Under ESOS, large UK organisations were required to carry out ESOS energy assessments before the deadline of 5 December 2015, using one of four compliance routes:

• ESOS Energy Audit

• ISO 50001 Certification

• Display Energy Certificates

• Green Deal Assessments.

By the deadline, qualifying organisations should have carried out their energy assessment(s) and notified the Environment Agency (EA). The assessments should then be repeated at least once every 4 years.

If an organisation has a UKAS-accredited ISO 50001 certificate that covers the full scope of ESOS, then this will suffice as ESOS compliance. All organisations need to do then, is notify the EA and provide proof of compliance via that route.

However, if ISO 50001 is not used as a route to compliance, then an ESOS energy audit will be needed as the next best and most common available route to compliance.

ESOS II or ESOS 2 ?

Every four years, a new compliance period starts.

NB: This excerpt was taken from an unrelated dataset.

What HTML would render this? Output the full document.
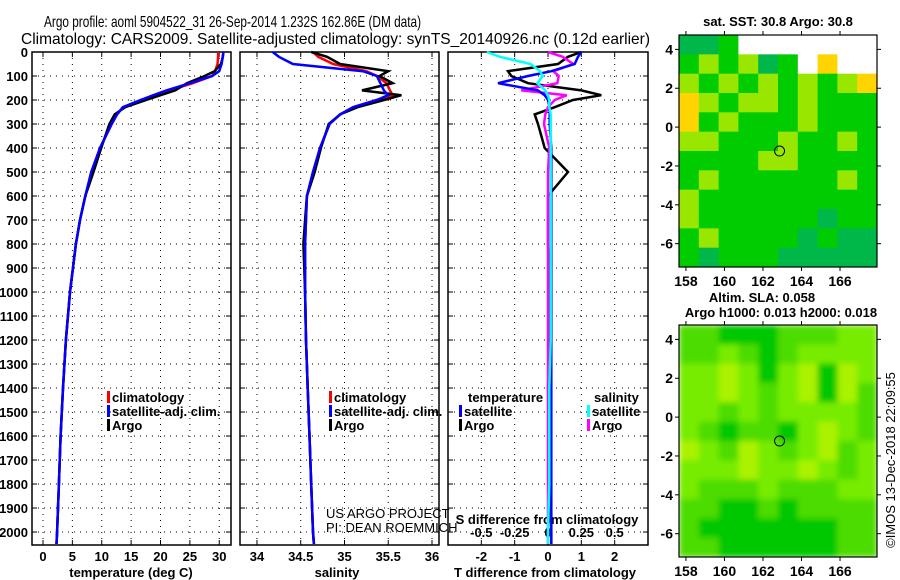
<!DOCTYPE html>
<html><head><meta charset="utf-8">
<style>
html,body{margin:0;padding:0;background:#fff;}
svg{display:block;font-family:"Liberation Sans",sans-serif;}
.tk{font-size:13px;font-weight:bold;}
</style></head>
<body>
<svg id="chart" width="900" height="580" viewBox="0 0 900 580" xmlns="http://www.w3.org/2000/svg">
<defs>
<filter id="blur" x="0" y="0" width="1" height="1"><feGaussianBlur stdDeviation="3" edgeMode="duplicate"/></filter>
<clipPath id="slaclip"><rect x="679" y="325" width="198" height="232"/></clipPath>
</defs>
<text x="44" y="27" font-size="16" textLength="377" lengthAdjust="spacingAndGlyphs">Argo profile: aoml 5904522_31 26-Sep-2014 1.232S 162.86E (DM data)</text>
<text x="21" y="44" font-size="16" textLength="629" lengthAdjust="spacingAndGlyphs">Climatology: CARS2009. Satellite-adjusted climatology: synTS_20140926.nc (0.12d earlier)</text>
<g id="g"></g>
</svg>
<script>
// ---- data ----
const depthTicks=[0,100,200,300,400,500,600,700,800,900,1000,1100,1200,1300,1400,1500,1600,1700,1800,1900,2000];
const tempTicks=[0,5,10,15,20,25,30];
const salTicks=[34,34.5,35,35.5,36];
const tdTicks=[-2,-1,0,1,2];
const sdTicks=[-0.5,-0.25,0,0.25,0.5];
const sdTickLabels=["-0.5","-0.25","0","0.25","0.5"];
const depths=[0,20,50,80,100,130,160,180,200,230,260,300,400,500,600,700,800,1000,1200,1400,1600,1800,2000,2050];
const tempClim=[29.8,29.8,29.7,29.3,28.8,25.5,21.5,19,17,13.6,12.6,11.7,9.7,8.3,7.2,6.3,5.6,4.6,3.9,3.4,3.0,2.7,2.4,2.3];
const tempSat=[30.7,30.6,30.4,30.0,28.8,25,21,18.8,16.6,13.6,12.6,11.7,9.7,8.2,7.2,6.3,5.6,4.6,3.9,3.4,3.0,2.7,2.4,2.3];
const tempArgo=[30.7,30.6,30.3,29.2,27.5,24.5,22.5,20,17.5,14.0,12.2,11.3,9.9,8.6,7.2,6.3,5.6,4.6,3.9,3.4,3.0,2.7,2.4,2.3];
const salClim=[34.64,34.7,34.87,35.25,35.37,35.48,35.52,35.55,35.37,35.1,34.95,34.83,34.72,34.64,34.57,34.56,34.55,34.55,34.56,34.58,34.6,34.62,34.64,34.65];
const salSat=[34.18,34.25,34.41,35.21,35.37,35.41,35.45,35.5,35.37,35.1,34.95,34.83,34.72,34.64,34.57,34.56,34.55,34.55,34.56,34.58,34.6,34.62,34.64,34.65];
const salArgo=[34.62,34.8,34.95,35.5,35.4,35.55,35.2,35.65,35.45,35.15,34.95,34.82,34.73,34.66,34.57,34.55,34.53,34.55,34.56,34.58,34.6,34.62,34.64,34.65];
const tdSat=[1.0,0.9,0.8,0.1,-0.6,-1.5,-0.3,-0.1,0,0.05,0.05,0.05,0.1,0.1,0.1,0.1,0.1,0.1,0.1,0.1,0.1,0.1,0.1,0.1];
const tdArgo=[1.0,0.6,0.3,-1.2,-1.1,-0.6,1.0,1.6,0.75,0.2,-0.4,-0.3,-0.1,0.6,0,0,0,0.05,0.05,0,0.05,0.05,0.1,0.1];
const sdSat=[-0.46,-0.36,-0.13,-0.06,-0.04,-0.08,-0.02,0,0.01,0.01,0.02,0.02,0.02,0.02,0.02,0.02,0.02,0.02,0.02,0.01,0.01,0.01,0.0,0.0];
const sdArgo=[0,0.11,0.19,0.04,0.08,0.07,-0.2,0.14,0.05,0.0,-0.02,-0.03,0.01,0,0,0,0,0,0,0,0,0,0,0];
const lonTicks=[158,160,162,164,166];
const latTicks=[4,2,0,-2,-4,-6];
const floatLon=162.86, floatLat=-1.232;
const sstGrid=[
[2,2,1,0,0,0,0,0,0,0],
[1,3,1,3,2,1,0,4,0,0],
[3,1,3,1,3,1,3,1,3,4],
[4,3,1,3,3,1,3,1,1,1],
[4,1,3,1,1,1,3,1,1,1],
[3,3,1,1,1,3,1,1,3,1],
[1,1,1,1,3,3,1,1,1,1],
[1,3,1,1,1,1,1,1,3,1],
[3,1,1,1,1,1,1,1,1,1],
[3,1,1,1,1,1,1,2,1,1],
[1,3,1,1,1,1,2,1,2,2],
[1,2,1,1,1,2,2,2,2,2]];
const slaGrid=[
[2,2,1,1,1,2,2,2,3,3],
[2,2,3,2,1,2,3,3,3,3],
[3,3,4,3,1,3,4,1,4,3],
[3,3,4,3,2,3,4,1,4,2],
[3,3,2,3,2,3,3,3,3,2],
[3,2,1,2,2,1,3,4,3,2],
[4,3,2,4,3,2,3,4,2,3],
[3,3,3,4,3,3,4,3,2,3],
[3,2,2,2,3,2,2,2,3,3],
[2,2,1,1,2,1,2,2,2,2],
[2,1,1,1,1,1,1,1,2,2],
[2,2,1,1,1,1,1,1,2,2]];
// ---- drawing ----
const NS="http://www.w3.org/2000/svg";
const G=document.getElementById('g');
function el(t,a,p){const e=document.createElementNS(NS,t);for(const k in a)e.setAttribute(k,a[k]);(p||G).appendChild(e);return e;}
const Y0=52, Y1=545, D1=2054;
const yD=d=>Y0+(d/D1)*(Y1-Y0);
function lin(d0,d1,r0,r1){return v=>r0+(v-d0)/(d1-d0)*(r1-r0);}
const xT=lin(-1.87,32.0,32,231), xS=lin(33.806,36.08,240,439), xTD=lin(-3,3,448,648), xSD=lin(-0.75,0.75,448,648);
function frame(x0,x1,name){
  const r=el('rect',{x:x0,y:Y0,width:x1-x0,height:Y1-Y0,fill:'none',stroke:'#000','stroke-width':1.5});
  
  depthTicks.forEach(d=>{const y=yD(d);
    const gl=el('line',{x1:x0,x2:x1,y1:y,y2:y,stroke:'#000','stroke-dasharray':'1,5','stroke-width':1});
    
    el('line',{x1:x0,x2:x0+5,y1:y,y2:y,stroke:'#000'});el('line',{x1:x1-5,x2:x1,y1:y,y2:y,stroke:'#000'});});
}
function vgrid(vals,f,x0,x1,lbls,ly,name){
  vals.forEach((v,i)=>{const x=f(v);
    const gl=el('line',{x1:x,x2:x,y1:Y0,y2:Y1,stroke:'#000','stroke-dasharray':'1,5'});
    
    el('line',{x1:x,x2:x,y1:Y1-5,y2:Y1,stroke:'#000'});el('line',{x1:x,x2:x,y1:Y0,y2:Y0+5,stroke:'#000'});
    if(lbls){const t=el('text',{x:x,y:ly,'text-anchor':'middle','class':'tk'});t.textContent=lbls[i];
      }
  });
}
function line(xs,f,color,name,w){
  const pts=xs.map((v,i)=>f(v).toFixed(1)+','+yD(depths[i]).toFixed(1)).join(' ');
  const p=el('polyline',{points:pts,fill:'none',stroke:color,'stroke-width':w||2.5,'stroke-linejoin':'miter'});
  
}
function txt(x,y,s,opts,name){const t=el('text',Object.assign({x:x,y:y,'font-size':13,'font-weight':'bold'},opts||{}));t.textContent=s;
  return t;}
function legend(x,y,color,label,name){
  const r=el('rect',{x:x,y:y-11,width:3,height:12,fill:color});
  
  txt(x+5,y,label,{},name);
}
// panel 1
frame(32,231,'temperature-plot-frame');
vgrid(tempTicks,xT,32,231,tempTicks.map(String),561,'temperature-x');
depthTicks.forEach(d=>txt(28,yD(d)+5,String(d),{'text-anchor':'end'},'depth-tick-label'));
line(tempClim,xT,'#ff0000','temperature-climatology-line');
line(tempArgo,xT,'#000','temperature-argo-line');
line(tempSat,xT,'#0000ff','temperature-satellite-line');
txt(131,577,'temperature (deg C)',{'text-anchor':'middle'},'temperature-axis-title');
legend(107,402,'#f00','climatology','legend-climatology');
legend(107,416,'#00f','satellite-adj. clim.','legend-satellite-adj');
legend(107,430,'#000','Argo','legend-argo');
// panel 2
frame(240,439,'salinity-plot-frame');
vgrid(salTicks,xS,240,439,salTicks.map(String),561,'salinity-x');
line(salClim,xS,'#ff0000','salinity-climatology-line');
line(salArgo,xS,'#000','salinity-argo-line');
line(salSat,xS,'#0000ff','salinity-satellite-line');
txt(337,577,'salinity',{'text-anchor':'middle'},'salinity-axis-title');
legend(329,402,'#f00','climatology','legend-climatology-2');
legend(329,416,'#00f','satellite-adj. clim.','legend-satellite-adj-2');
legend(329,430,'#000','Argo','legend-argo-2');
txt(326,518,'US ARGO PROJECT',{'font-weight':'normal','font-size':13},'credit-project');
txt(326,532,'PI: DEAN ROEMMICH',{'font-weight':'normal','font-size':13},'credit-pi');
// panel 3
frame(448,648,'difference-plot-frame');
vgrid(tdTicks,xTD,448,648,tdTicks.map(String),561,'t-difference-x');
sdTicks.forEach((v,i)=>txt(xSD(v),537,sdTickLabels[i],{'text-anchor':'middle'},'s-difference-tick-label'));
txt(547,524,'S difference from climatology',{'text-anchor':'middle'},'s-difference-axis-title');
txt(545,577,'T difference from climatology',{'text-anchor':'middle'},'t-difference-axis-title');
line(tdArgo,xTD,'#000','t-difference-argo-line');
line(sdArgo,xSD,'#ff00ff','s-difference-argo-line');
line(tdSat,xTD,'#0000ff','t-difference-satellite-line');
line(sdSat,xSD,'#00ffff','s-difference-satellite-line');
txt(468,402,'temperature',{},'legend-temperature-heading');
legend(459,416,'#00f','satellite','legend-t-satellite');
legend(459,430,'#000','Argo','legend-t-argo');
txt(594,402,'salinity',{},'legend-salinity-heading');
legend(587,416,'#0ff','satellite','legend-s-satellite');
legend(587,430,'#f0f','Argo','legend-s-argo');
// maps
const MX0=679,MX1=877;
const mx=lin(157.64,167.92,MX0,MX1);
function map(yTop,grid,colors,name,smooth){
  const yB=yTop+232; const my=lin(4.74,-7.2,yTop,yB);
  const rows=grid.length, cols=grid[0].length;
  const cw=(MX1-MX0)/cols, ch=(yB-yTop)/rows;
  let parent=G;
  if(smooth){const cg=el('g',{'clip-path':'url(#slaclip)'});parent=el('g',{filter:'url(#blur)'},cg);}
  grid.forEach((row,r)=>row.forEach((c,k)=>{
    const cell=el('rect',{x:MX0+k*cw,y:yTop+r*ch,width:cw+0.5,height:ch+0.5,fill:colors[c]},parent);
    
  }));
  const fr=el('rect',{x:MX0,y:yTop,width:MX1-MX0,height:yB-yTop,fill:'none',stroke:'#000','stroke-width':1.2});
  
  lonTicks.forEach(v=>{const x=mx(v);el('line',{x1:x,x2:x,y1:yB,y2:yB+4,stroke:'#000'});el('line',{x1:x,x2:x,y1:yTop-4,y2:yTop,stroke:'#000'});
    txt(x,yB+19,String(v),{'text-anchor':'middle','font-size':14},name+'-lon-label');});
  latTicks.forEach(v=>{const y=my(v);el('line',{x1:MX0-4,x2:MX0,y1:y,y2:y,stroke:'#000'});el('line',{x1:MX1,x2:MX1+4,y1:y,y2:y,stroke:'#000'});
    txt(673,y+5,String(v),{'text-anchor':'end','font-size':14},name+'-lat-label');});
  const c=el('circle',{cx:mx(floatLon),cy:my(floatLat),r:5,fill:'none',stroke:'#000','stroke-width':1});
  
}
map(35,sstGrid,['#ffffff','#00cc00','#00b84a','#99e600','#ffd400'],'sst-map',false);
map(325,slaGrid,['#fff','#00c800','#4ddc00','#77ec00','#aaf200'],'sla-map',true);
txt(778,26,'sat. SST: 30.8 Argo: 30.8',{'text-anchor':'middle'},'sst-map-title');
txt(762,302,'Altim. SLA: 0.058',{'text-anchor':'middle'},'sla-map-title');
txt(781,317,'Argo h1000: 0.013 h2000: 0.018',{'text-anchor':'middle'},'sla-map-subtitle');
txt(0,0,'©IMOS 13-Dec-2018 22:09:55',{'font-weight':'normal','font-size':13,'text-anchor':'middle',transform:'translate(895,460) rotate(-90)'},'imos-timestamp');
</script>
</body></html>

The qualification date for compliance Period 2 is 31 December 2018, with proof of compliance covering the period (from 6 December 2015 to 5 December 2019) being required by 5 December 2019. This is known as ESOS II or ESOS 2. It is not a change in the law, it is a new compliance period starting.

If your organisation has chosen an ESOS energy audit as the compliance route for Period 1 then you will now have an ESOS evidence pack that will include:

• the calculation for your total energy consumption

• a list of your identified areas of significant energy consumption

• details of the energy saving opportunities identified.

However, you won’t be able to use this information to demonstrate Period 2 compliance, so this exercise will need to be repeated – see earlier for the ESOS 2 deadlines.

Alternatively, information from your first ESOS energy audit can be used as the basis for implementing an energy management system (EnMS) to allow realisation of the energy saving opportunities.

If your system is then certified to ISO 50001 during the first four years, your organisation will automatically demonstrate Period 2 ESOS compliance.